The Republic of South Africa is coming to an international law crossroads again. Some 20 years ago, when the Apartheid system was being dismantled, South Africa signed a series of international investment treaties with European countries. These were designed to reassure wary foreign investors that their assets would be protected by international law in the event that South Africa were to embark upon a radical redistribution of wealth.
However, with the passage of time, these treaties have come to be seen not merely as a bulwark against confiscation of foreign-owned assets, but as a possible weapon to be used by foreign companies against unwanted regulation and legislation.
When a group of Italian investors opted to sue South Africa over a series of Black Economic Empowerment policies imposed upon the mining sector, their instrument of choice was the international treaties signed many years earlier by South Africa.
Slowly, South Africa’s political class came to grasp that these investment treaties impose wide-ranging limits on the government’s future policy options – and outsource the settlement of foreign investment disputes to international arbitration tribunals, rather than South Africa’s courts.
After a 2010 review of the country’s foreign investment laws, South Africa settled on a new course: it will phase out the international treaties that accord too many special protections to foreigners. It will also retreat from the policy of letting international arbitral tribunals have the final word on the legality of South African policies.

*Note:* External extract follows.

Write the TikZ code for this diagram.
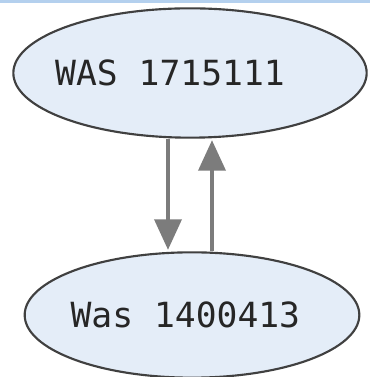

This new path has many international law firms worried. While lawyers profess to speak on behalf of the investment community, the reality is that many of them are worried about their own bottom line. Arbitration of crossborder disputes has become big business over the past decade, and moving disputes back into South African courts will sideline many international law firms based in London, Paris and Washington, DC.
Although law firms have their own vested interests at stake, their commentary should not be dismissed as pure self-interest. Certainly, multinational investors should pay close attention to these changes in South Africa’s FDI protection landscape.
Down the road, South Africa has promised to negotiate a new generation of international treaties that provide some legal safeguards for foreigners, while not going so far as to let individual investors sue the state in international arbitration.
In the meantime, however, the government has unveiled domestic legislation intended to provide some assurances to foreign investors that their investments will be protected. Of course, should the political winds shift in South Africa, such legislation could be repealed – or applied begrudgingly by the local courts.
Investors looking for greater legal comfort in this time of policy upheaval can always call up their insurance broker and look into political risk policies that insure against major perils.